Auditor General Kimi Makwetu has lamented poor financial controls in the public sector that lead to irregular expenditure, saying the scourge has reached an “all-time high”.
Speaking at The Banking Summit, Makwetu said the rising rate of irregular expenditure called for stricter regulation that would empower his office to deal more harshly with transgressors and help boost compliance.
“There is a glaring absence of consequence for all wrongdoing, which has given rise to calls to expand the mandate of the Auditor General,” he told delegates.
“Irregular expenditure is at an all-time high…we are not in a good place.”
AG’s recommendations ‘ignored’
President Cyril Ramaphosa is currently studying the Public Audit Amendment Bill, which seeks to expand the mandate of the Auditor General.
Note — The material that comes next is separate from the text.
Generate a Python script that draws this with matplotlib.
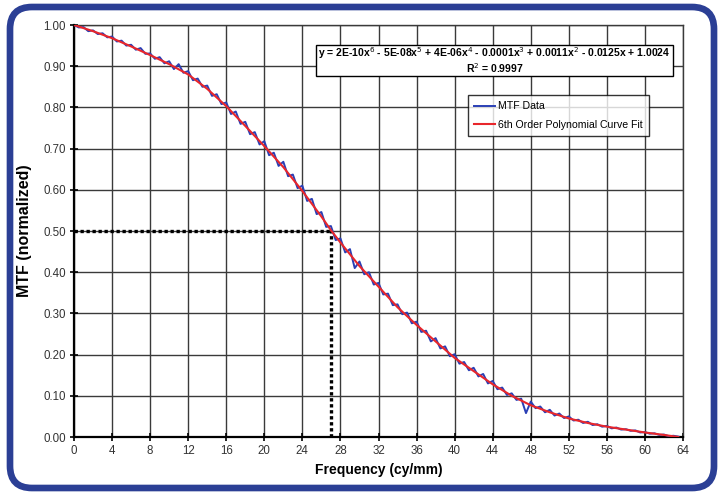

The legislation would compel accounting officers at government departments and entities to adhere to the office’s recommendations.
According to Makwetu, irregular expenditure at local government accelerated from R4-billion in 2010/11 to more than R16-billion in the 2016/2017 financial year.
At national level, the rate jumped from R11-billion to around R50-billion.
“People are ignoring the recommendations that are made by the Attorney General,” said Makwetu.
Irregular spend that’s ‘worrying, systematic’
He said the legislation would empower the office to find those involved in allowing irregular expenditure financially liable.
According to Makwetu, there are instances where errors may genuinely be made, but he stressed that at other times, irregular expenditure “becomes systematic and grows at an exponential rate…and that raises a worry”.
In his 2016/17 report, the Auditor General revealed that only 33 municipalities out of 257 had managed to produce financial statements and performance reports of an acceptable standard, and received clean audits. Only 22% of municipalities managed to provide financial statements without material misstatements.
In his address, Makwetu also highlighted the recent reputational crisis suffered by the auditing profession, particularly the KPMG, VBS and Steinhoff accounting failures.
He said the sector could learn from the banking sector when it came to regulation.